Alene Aguilar-McKenzie
Dual Language Spanish Teacher, Sarah Greenwood K-8
Alene has been working to create curriculum in her Spanish classes that gives students opportunities to critically reflect on their own identities, histories, and communities as immigrants or children of immigrants.

Garceline Champagne
ESL 2 and Humanities Teacher, Boston Adult Technical Academy
Garceline, a Haitian-American educator who is a BPS graduate herself, strives to teach students their shared histories as immigrants and people of color, building solidarity and a community of upstanders amongst her upper high school students.

Katie Li, Caitlyn Castillejo, and Caroline Smith
Humanities Teachers, Charlestown High School
In the SEI program at Charlestown High, these three teachers work together to serve and empower an incredibly diverse student population, with students learning English and recently arriving in the United States from El Salvador, Honduras, Guatemala, the Dominican Republic, Haiti, and China.

Matt Grimes
9th Grade History Teacher, Charlestown High School
Matt designed a unit and project on public memorials, slavery, the Civil War, and Reconstruction in order to give his African-American and Latinx students opportunities to consider contemporary issues with a historical lens.

Musiri Abdal-Khallaq (Mr. A-K)
Math Teacher, Boston Adult Technical Academy
Mr. A-K designed and taught a project around the Mos Def song “Mathematics” as an introduction to a unit on data and statistics.

Nino Brown

Raquel Saenz
12th Grade History Teacher, Charlestown High School
Raquel, a veteran teacher in the Diploma Plus program, an alternative program that serves students who are returning to high school, has been developing and teaching an Afro-Caribbean history class to primarily Black and Latinx students with roots in the Caribbean.

Rocío Sánchez Ares
Spanish as a Heritage Language Teacher
Rocío is currently a visiting professor at Tufts University and taught Spanish as a heritage language within an ethnic studies framework to her high school Latinx students the past years.

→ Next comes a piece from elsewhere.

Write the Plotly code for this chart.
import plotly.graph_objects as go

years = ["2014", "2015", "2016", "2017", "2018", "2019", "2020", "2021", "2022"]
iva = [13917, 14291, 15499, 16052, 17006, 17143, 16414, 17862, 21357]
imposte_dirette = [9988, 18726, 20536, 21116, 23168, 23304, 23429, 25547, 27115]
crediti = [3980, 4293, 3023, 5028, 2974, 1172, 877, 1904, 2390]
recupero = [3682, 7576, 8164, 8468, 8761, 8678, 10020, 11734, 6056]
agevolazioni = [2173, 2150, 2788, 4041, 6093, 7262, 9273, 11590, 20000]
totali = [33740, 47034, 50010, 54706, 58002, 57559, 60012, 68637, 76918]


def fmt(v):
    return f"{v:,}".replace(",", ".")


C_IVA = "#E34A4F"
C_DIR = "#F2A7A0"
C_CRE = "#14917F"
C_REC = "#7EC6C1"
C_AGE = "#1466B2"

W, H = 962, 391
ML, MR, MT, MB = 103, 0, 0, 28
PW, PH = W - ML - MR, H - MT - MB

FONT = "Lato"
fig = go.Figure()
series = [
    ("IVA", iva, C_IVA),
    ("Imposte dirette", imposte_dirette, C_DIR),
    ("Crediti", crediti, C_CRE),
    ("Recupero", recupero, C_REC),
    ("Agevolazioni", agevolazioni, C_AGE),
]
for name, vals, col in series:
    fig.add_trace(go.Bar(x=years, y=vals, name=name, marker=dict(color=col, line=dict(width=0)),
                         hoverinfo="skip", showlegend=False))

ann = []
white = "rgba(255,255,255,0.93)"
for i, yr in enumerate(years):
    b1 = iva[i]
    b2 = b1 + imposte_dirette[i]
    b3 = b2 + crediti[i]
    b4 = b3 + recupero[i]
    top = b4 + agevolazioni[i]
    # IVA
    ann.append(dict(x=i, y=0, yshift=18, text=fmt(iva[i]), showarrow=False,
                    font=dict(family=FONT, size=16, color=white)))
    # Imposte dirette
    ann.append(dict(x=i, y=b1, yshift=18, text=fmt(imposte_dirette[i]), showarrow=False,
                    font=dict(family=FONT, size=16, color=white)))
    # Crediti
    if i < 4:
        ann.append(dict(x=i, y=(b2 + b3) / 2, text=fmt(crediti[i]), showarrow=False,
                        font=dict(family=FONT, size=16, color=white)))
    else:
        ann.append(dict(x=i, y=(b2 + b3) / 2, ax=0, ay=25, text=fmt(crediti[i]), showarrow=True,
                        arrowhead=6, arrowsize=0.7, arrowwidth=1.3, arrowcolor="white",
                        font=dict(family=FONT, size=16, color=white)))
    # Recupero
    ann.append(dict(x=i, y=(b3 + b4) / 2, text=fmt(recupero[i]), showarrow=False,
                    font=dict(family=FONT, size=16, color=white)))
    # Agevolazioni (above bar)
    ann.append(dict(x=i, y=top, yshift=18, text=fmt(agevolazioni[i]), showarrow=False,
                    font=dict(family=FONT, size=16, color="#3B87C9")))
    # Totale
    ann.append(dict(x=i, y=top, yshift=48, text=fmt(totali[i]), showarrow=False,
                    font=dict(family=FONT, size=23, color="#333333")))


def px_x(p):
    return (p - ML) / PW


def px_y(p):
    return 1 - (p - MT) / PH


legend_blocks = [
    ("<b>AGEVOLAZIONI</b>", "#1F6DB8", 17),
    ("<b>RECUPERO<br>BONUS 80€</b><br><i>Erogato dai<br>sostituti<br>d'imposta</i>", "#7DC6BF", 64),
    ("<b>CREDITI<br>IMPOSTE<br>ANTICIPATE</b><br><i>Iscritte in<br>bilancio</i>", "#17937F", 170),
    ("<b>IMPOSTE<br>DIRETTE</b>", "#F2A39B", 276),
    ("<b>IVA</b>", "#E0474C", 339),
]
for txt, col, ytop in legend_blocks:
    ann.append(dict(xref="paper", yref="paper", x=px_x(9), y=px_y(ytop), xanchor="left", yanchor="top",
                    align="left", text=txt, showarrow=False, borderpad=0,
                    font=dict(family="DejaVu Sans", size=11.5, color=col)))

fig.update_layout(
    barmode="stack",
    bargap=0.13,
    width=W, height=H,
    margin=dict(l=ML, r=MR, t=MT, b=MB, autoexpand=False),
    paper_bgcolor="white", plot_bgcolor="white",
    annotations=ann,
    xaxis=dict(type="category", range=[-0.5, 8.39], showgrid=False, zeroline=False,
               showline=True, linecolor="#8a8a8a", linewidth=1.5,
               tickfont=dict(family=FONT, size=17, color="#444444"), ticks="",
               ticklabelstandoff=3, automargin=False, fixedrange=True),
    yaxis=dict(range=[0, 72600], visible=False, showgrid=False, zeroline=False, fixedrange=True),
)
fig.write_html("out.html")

Susana Stringer-Velez and Amrita Dani
ESL/Humanities Teachers, Boston Adult Technical Academy
Susana, who has been teaching in Boston alternative education settings for over 20 years, and Amrita, who is in her fifth year of teaching, strive to teach students standard written English, the language of power in the United States, so they can be successful in college and beyond, while also empowering students to critically question social inequality and build empathy across different cultural, linguistic, religious, racial, and gender identities.